Saturday, April 13, 2019

Honor your father and mother. . .

Honor your father and your mother.

How sad it is that this has become a shell of a commandment.  For most it means flowers and candy or taking Mom out on Mother's Day or watching Dad unwrap his customary tie or BBQ tool while he grills lunch for the family.  It has become a word directed simply to people, to the two people who raised you -- whether they are two moms or two dads or what ever form of parentage happens to pass for mother and father.  It is as if God were simply paving the way for Hallmark and American Greetings and the sentimental industry known for producing greeting cards that are long on flowery words to make up for empty actions or forgotten relationships.

The Ten Commandments are never easy to keep and certainly never as easy as looking for a gift at the last minute on the days set aside for moms and dads on the secular calendar.  There is, as they say, more here than meets the eye.  While the commandment to honor your Father and Mother does certainly refer to your Mom and Dad, it is not simply about them.  It is first and foremost the acknowledgement of the order which God has appointed for this thing we call family.  It is honoring the family as well as Mom and Dad.  It is a call to know God's gracious purpose and saving will through the institution of the family.  The commandment proceeds first from this and then to the individuals.

To keep the commandment is not simply about honoring the specific relationship you have with your parents but upholding and preserving the shape of what God has established in the home, of the marriage that is for one man and one woman and endowed with the creative grace of a child, a life long union born not of passion or lust but of sacrificial love and fidelity.
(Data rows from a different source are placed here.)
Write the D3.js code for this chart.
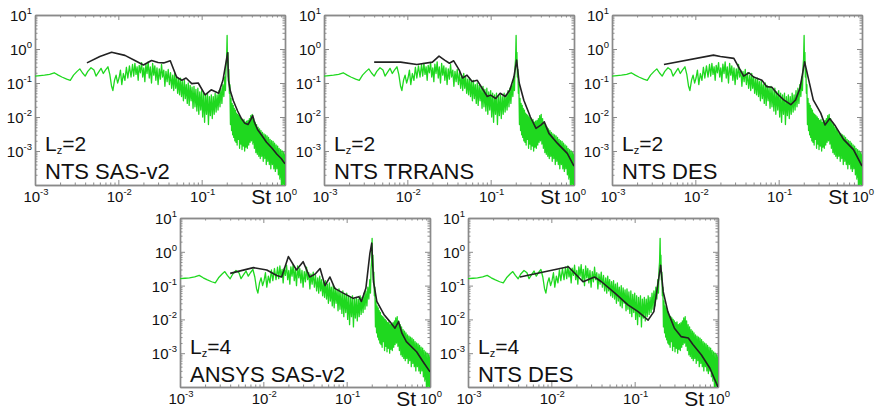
<!DOCTYPE html>
<html><head><meta charset="utf-8">
<script src="https://cdn.jsdelivr.net/npm/d3@7"></script>
<style>body{margin:0;background:#fff}svg{display:block;font-family:"Liberation Sans",Arial,sans-serif}</style>
</head><body>
<svg id="c" width="875" height="410"></svg>
<script>
// ---- data ----
const lzLabels = ["2", "2", "2", "4", "4"];
const modelLabels = ["NTS SAS-v2", "NTS TRRANS", "NTS DES", "ANSYS SAS-v2", "NTS DES"];
const xTickExps = [-3, -2, -1, 0];
const yTickExps = [1, 0, -1, -2, -3];

// reference spectrum (green), [St, PSD]
const green = [
[0.00100,0.16],[0.00115,0.165],[0.00130,0.17],[0.00150,0.18],[0.00170,0.20],[0.00190,0.17],[0.00210,0.15],[0.00240,0.13],[0.00265,0.12],[0.00290,0.17],[0.00320,0.22],[0.00345,0.26],[0.00370,0.20],[0.00400,0.16],[0.00430,0.22],[0.00470,0.28],[0.00510,0.24],[0.00540,0.16],[0.00580,0.21],[0.00620,0.27],[0.00660,0.19],[0.00700,0.24],[0.00750,0.30],[0.00790,0.18],[0.00830,0.08],[0.00860,0.06],[0.00900,0.12],[0.00940,0.17],[0.00980,0.10],[0.01020,0.14],[0.01060,0.24],[0.01100,0.09],[0.01150,0.19],[0.01200,0.12],[0.01250,0.29],[0.01300,0.14],[0.01360,0.32],[0.01420,0.15],[0.01480,0.35],
[0.0153,0.16],[0.0158,0.38],[0.0163,0.18],[0.0168,0.30],[0.0173,0.12],[0.0178,0.33],[0.0184,0.20],[0.0190,0.40],[0.0196,0.15],[0.0202,0.28],[0.0208,0.11],[0.0214,0.36],[0.0221,0.19],[0.0228,0.42],[0.0235,0.14],[0.0242,0.30],[0.0250,0.10],[0.0258,0.38],[0.0266,0.17],[0.0274,0.32],[0.0282,0.12],[0.0291,0.28],[0.0300,0.09],[0.0310,0.26],[0.0320,0.13],[0.0330,0.35],[0.0340,0.15],[0.0351,0.24],[0.0362,0.08],[0.0373,0.22],[0.0385,0.11],[0.0397,0.25],[0.0410,0.09],[0.0423,0.20],[0.0436,0.07],[0.0450,0.17],
[0.0462,0.06],[0.0475,0.19],[0.0488,0.07],[0.0501,0.15],[0.0515,0.05],[0.0529,0.13],[0.0543,0.045],[0.0558,0.14],[0.0573,0.04],[0.0588,0.11],[0.0604,0.03],[0.0620,0.12],[0.0637,0.035],[0.0654,0.09],[0.0672,0.025],[0.0690,0.10],[0.0708,0.022],[0.0727,0.085],[0.0747,0.03],[0.0767,0.075],[0.0788,0.018],[0.0809,0.08],[0.0831,0.02],[0.0853,0.065],[0.0876,0.015],[0.0900,0.07],[0.0924,0.012],[0.0949,0.055],[0.0975,0.016],[0.1001,0.06],[0.1028,0.010],[0.1056,0.05],[0.1084,0.007],[0.1113,0.045],[0.1143,0.012],[0.1174,0.05],[0.1206,0.006],[0.1238,0.04],[0.1272,0.011],[0.1306,0.045],[0.1341,0.009],[0.1377,0.04],[0.1414,0.012],[0.1452,0.05],[0.1491,0.014],[0.1531,0.045],[0.1573,0.016],[0.1615,0.06],[0.1659,0.02],[0.1703,0.07],[0.1749,0.025],[0.1796,0.09],[0.1845,0.04],[0.1894,0.15],
[0.1930,0.06],[0.1960,0.30],[0.1990,0.5],[0.2020,2.5],[0.2040,0.4],[0.2065,0.8],[0.2090,0.15],[0.2120,0.25],[0.2150,0.05],[0.2180,0.09],
[0.2215,0.006],[0.2250,0.035],[0.2285,0.004],[0.2320,0.025],[0.2355,0.003],[0.2390,0.022],[0.2425,0.0025],[0.2460,0.018],[0.2500,0.002],[0.2540,0.016],[0.2580,0.0018],[0.2620,0.013],[0.2665,0.0015],[0.2710,0.012],[0.2755,0.0022],[0.2800,0.011],[0.2850,0.0012],[0.2900,0.010],[0.2950,0.0016],[0.3000,0.009],[0.3050,0.0011],[0.3100,0.008],[0.3160,0.0014],[0.3220,0.0085],[0.3280,0.0010],[0.3340,0.007],[0.3400,0.0013],[0.3460,0.0075],[0.3530,0.0012],[0.3600,0.008],[0.3670,0.0015],[0.3740,0.009],[0.3810,0.0018],[0.3880,0.011],[0.3960,0.0020],[0.4040,0.012],[0.4120,0.0016],[0.4200,0.009],[0.4290,0.0012],[0.4380,0.007],[0.4470,0.0009],[0.4560,0.006],[0.4650,0.0008],[0.4750,0.005],[0.4850,0.0007],[0.4950,0.0045],[0.5050,0.0006],[0.5150,0.004],[0.5260,0.0007],[0.5370,0.0035],[0.5480,0.0005],[0.5600,0.0032],[0.5720,0.0006],[0.5840,0.003],[0.5960,0.0004],[0.6090,0.0028],[0.6220,0.0005],[0.6350,0.0025],[0.6480,0.0004],[0.6620,0.0022],[0.6760,0.0003],[0.6900,0.002],[0.7050,0.0004],[0.7200,0.0019],[0.7350,0.0003],[0.7500,0.0017],[0.7660,0.00025],[0.7820,0.0015],[0.7990,0.0003],[0.8160,0.0014],[0.8330,0.0002],[0.8500,0.0012],[0.8680,0.00015],[0.8870,0.0011],[0.9060,0.0001],[0.9250,0.001],[0.9440,0.00008],[0.9640,0.0009],[0.9850,0.00007],[1.0,0.0008]
];

// simulation spectra (black), [St, PSD]
const black1 = [[0.0042,0.39],[0.0060,0.6],[0.0083,0.8],[0.012,0.65],[0.016,0.45],[0.020,0.34],[0.025,0.46],[0.030,0.40],[0.035,0.39],[0.042,0.45],[0.050,0.15],[0.058,0.12],[0.065,0.14],[0.076,0.096],[0.091,0.10],[0.11,0.045],[0.13,0.063],[0.16,0.05],[0.18,0.12],[0.205,0.77],[0.21,0.12],[0.22,0.06],[0.24,0.03],[0.27,0.015],[0.30,0.009],[0.33,0.0065],[0.36,0.006],[0.39,0.0085],[0.41,0.011],[0.43,0.007],[0.47,0.0042],[0.52,0.003],[0.6,0.0018],[0.7,0.0012],[0.8,0.0008],[0.9,0.0006],[1.0,0.00042]];
const black2 = [[0.004,0.41],[0.0083,0.41],[0.013,0.35],[0.020,0.41],[0.024,0.62],[0.028,0.47],[0.032,0.38],[0.036,0.45],[0.042,0.24],[0.046,0.14],[0.052,0.17],[0.060,0.11],[0.069,0.12],[0.079,0.07],[0.091,0.04],[0.10,0.044],[0.115,0.035],[0.13,0.05],[0.15,0.04],[0.17,0.062],[0.19,0.15],[0.205,0.47],[0.22,0.1],[0.25,0.031],[0.30,0.01],[0.35,0.0046],[0.40,0.0058],[0.44,0.0072],[0.50,0.0033],[0.63,0.0017],[0.83,0.00085],[1.0,0.00036]];
const black3 = [[0.0042,0.35],[0.0165,0.66],[0.020,0.6],[0.029,0.53],[0.033,0.3],[0.038,0.16],[0.044,0.2],[0.050,0.15],[0.063,0.12],[0.072,0.078],[0.083,0.075],[0.095,0.05],[0.115,0.032],[0.14,0.023],[0.16,0.032],[0.18,0.07],[0.205,0.42],[0.23,0.12],[0.26,0.032],[0.32,0.013],[0.36,0.0058],[0.41,0.009],[0.48,0.0054],[0.60,0.0022],[0.79,0.0011],[1.0,0.00036]];
const black4 = [[0.004,0.23],[0.0076,0.34],[0.011,0.29],[0.0145,0.2],[0.0166,0.18],[0.020,0.72],[0.025,0.29],[0.030,0.51],[0.036,0.18],[0.042,0.22],[0.048,0.32],[0.055,0.1],[0.063,0.18],[0.072,0.083],[0.091,0.06],[0.12,0.042],[0.14,0.047],[0.15,0.034],[0.17,0.083],[0.19,0.9],[0.2,1.8],[0.21,0.13],[0.23,0.034],[0.28,0.014],[0.33,0.0086],[0.38,0.0055],[0.42,0.0086],[0.46,0.0039],[0.52,0.0022],[0.69,0.0011],[0.83,0.00055],[1.0,0.00028]];
const black5 = [[0.0042,0.18],[0.016,0.36],[0.024,0.13],[0.033,0.18],[0.040,0.13],[0.058,0.06],[0.083,0.027],[0.11,0.017],[0.145,0.0095],[0.17,0.017],[0.205,0.4],[0.22,0.066],[0.25,0.017],[0.30,0.0055],[0.36,0.0031],[0.44,0.0028],[0.50,0.0018],[0.63,0.0009],[0.80,0.00036],[1.0,0.0001]];
const blacks = [black1, black2, black3, black4, black5];

// ---- layout ----
const boxes = [
  {x0:35, x1:285, y0:15, y1:185},
  {x0:324, x1:574, y0:15, y1:185},
  {x0:612, x1:862, y0:15, y1:185},
  {x0:180, x1:430, y0:218, y1:387},
  {x0:468, x1:718, y0:218, y1:387}
];

const svg = d3.select("#c");
svg.append("rect").attr("width",875).attr("height",410).attr("fill","#fff");
const boxColor = "#8a8a8a";

boxes.forEach((b, i) => {
  const x = d3.scaleLog().domain([1e-3, 1]).range([b.x0, b.x1]);
  const y = d3.scaleLog().domain([1e-4, 1e1]).range([b.y1, b.y0]);
  const g = svg.append("g");
  const cid = "clip" + i;
  svg.append("clipPath").attr("id", cid).append("rect")
    .attr("x", b.x0).attr("y", b.y0).attr("width", b.x1 - b.x0).attr("height", b.y1 - b.y0);

  const xMajor = [1e-3, 1e-2, 1e-1, 1];
  const yMajor = [1e-4, 1e-3, 1e-2, 1e-1, 1, 10];
  const xMinor = [], yMinor = [];
  [1e-3,1e-2,1e-1].forEach(d => { for (let k = 2; k <= 9; k++) xMinor.push(d * k); });
  [1e-4,1e-3,1e-2,1e-1,1].forEach(d => { for (let k = 2; k <= 9; k++) yMinor.push(d * k); });

  const axes = [
    [d3.axisBottom(x), xMajor, xMinor, `translate(0,${b.y1})`],
    [d3.axisTop(x), xMajor, xMinor, `translate(0,${b.y0})`],
    [d3.axisLeft(y), yMajor, yMinor, `translate(${b.x0},0)`],
    [d3.axisRight(y), yMajor, yMinor, `translate(${b.x1},0)`]
  ];
  axes.forEach(([ax, maj, min, tr]) => {
    const a1 = g.append("g").attr("transform", tr)
      .call(ax.tickValues(maj).tickSizeInner(-5).tickSizeOuter(0).tickFormat(""));
    const a2 = g.append("g").attr("transform", tr)
      .call(ax.tickValues(min).tickSizeInner(-2.5).tickSizeOuter(0).tickFormat(""));
    [a1, a2].forEach(a => {
      a.selectAll("path").attr("stroke", boxColor).attr("stroke-width", 1.4);
      a.selectAll("line").attr("stroke", boxColor).attr("stroke-width", 1);
    });
  });

  const line = d3.line().x(d => x(d[0])).y(d => y(d[1]));
  const plot = g.append("g").attr("clip-path", `url(#${cid})`);
  plot.append("path").datum(green).attr("d", line)
    .attr("fill", "none").attr("stroke", "#1fd81f").attr("stroke-width", 1.3).attr("stroke-linejoin", "round");
  plot.append("path").datum(blacks[i]).attr("d", line)
    .attr("fill", "none").attr("stroke", "#222").attr("stroke-width", 1.6).attr("stroke-linejoin", "round");

  // y tick labels
  yTickExps.forEach(e => {
    const t = g.append("text").attr("x", b.x0 - 3).attr("y", y(Math.pow(10, e)) + 6)
      .attr("text-anchor", "end").attr("font-size", 15).attr("fill", "#111");
    t.append("tspan").text("10");
    t.append("tspan").attr("font-size", 9.5).attr("dy", -7).text(String(e));
  });
  // x tick labels
  xTickExps.forEach(e => {
    const t = g.append("text").attr("x", x(Math.pow(10, e)) + 1).attr("y", b.y1 + 17)
      .attr("text-anchor", "middle").attr("font-size", 15).attr("fill", "#111");
    t.append("tspan").text("10");
    t.append("tspan").attr("font-size", 9.5).attr("dy", -7).text(String(e));
  });
  // St label
  g.append("text").attr("x", b.x1 - 14).attr("y", b.y1 + 19).attr("text-anchor", "end")
    .attr("font-size", 21).attr("fill", "#111").text("St");
  // annotations
  const lz = g.append("text").attr("x", b.x0 + 10).attr("y", b.y0 + 136)
    .attr("font-size", 21).attr("fill", "#111");
  lz.append("tspan").text("L");
  lz.append("tspan").attr("font-size", 11).attr("dy", 3).text("z");
  lz.append("tspan").attr("dy", -3).text("=" + lzLabels[i]);
  g.append("text").attr("x", b.x0 + 10).attr("y", b.y0 + 164)
    .attr("font-size", 22).attr("fill", "#111").text(modelLabels[i]);
});
</script>
</body></html>
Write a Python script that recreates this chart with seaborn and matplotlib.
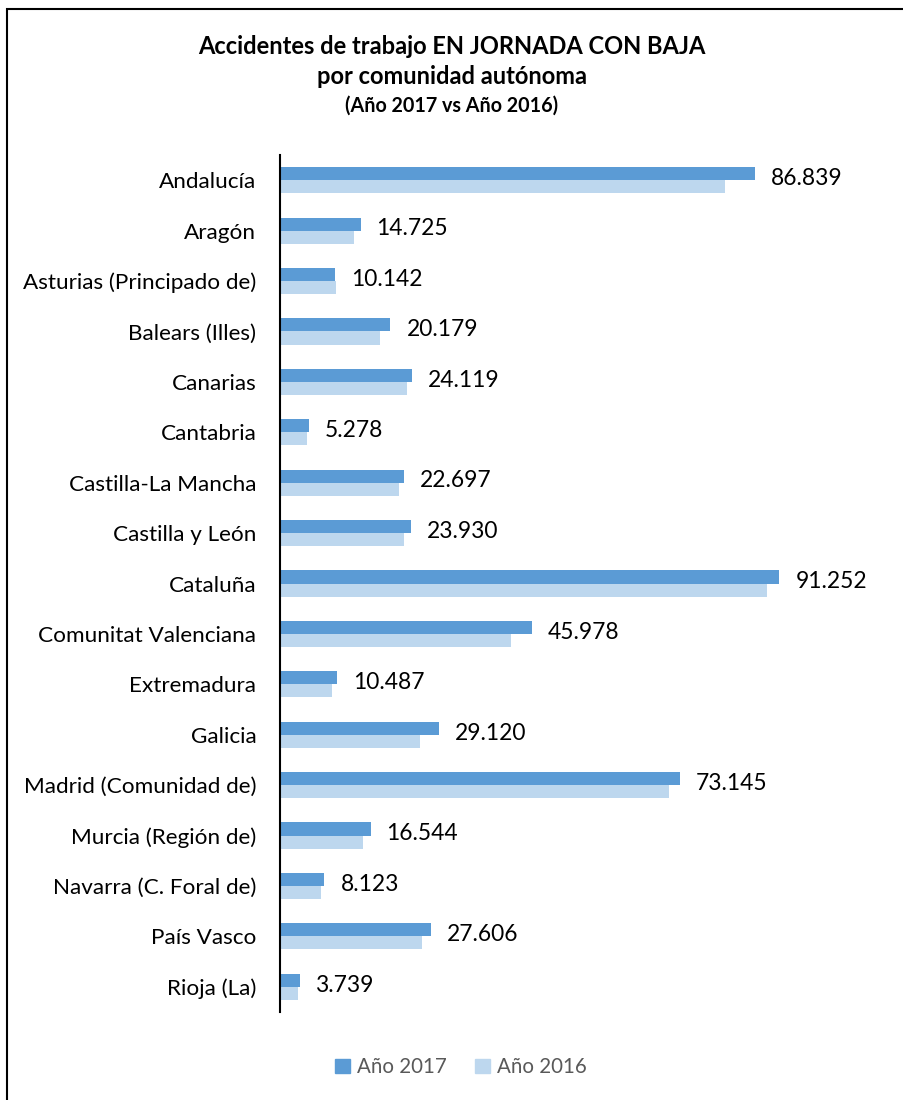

This is not about convenience or even about desire but of holiness sustained not by will but by the grace of forgiveness.  God has built creation as male and female and the creation of man and woman and the institution of marriage and family were the crown of His creative work.  It was not a human choice but the creative work of God from the very beginning.  The commandment reaches back into Genesis, male and female He created them, in the image of God he created them, to be fruitful and multiply, to fill the earth and have dominion over all that God had made.

When we dishonor our parents, we are certainly breaking the commandment but when dishonor what God has made and the order of His creation, we dishonor Him.  You cannot isolate moms and dads from the context of the whole.  You cannot interchange the parts and presume that you are preserving what God has made and honoring that creation.  You cannot honor the institution while despising the people whom God has placed within it.  It all goes together.  Perhaps someday we will remember this again but for now even churches seem to have forgotten that this is not a Hallmark moment but a call to see, esteem, and honor what God has done -- on the grand scheme of things and in the home where you dwell.

1 comment:

Anonymous said...

Adult children still have a responsibility to their elderly parents.
They can honor them by providing assistance when it is needed and
being available to visit them personally. Too many aging parents
have been forgotten by their adult children especially those in
Nursing Homes. The Love of Christ compels us to love our parents
in word and deed as long as they live.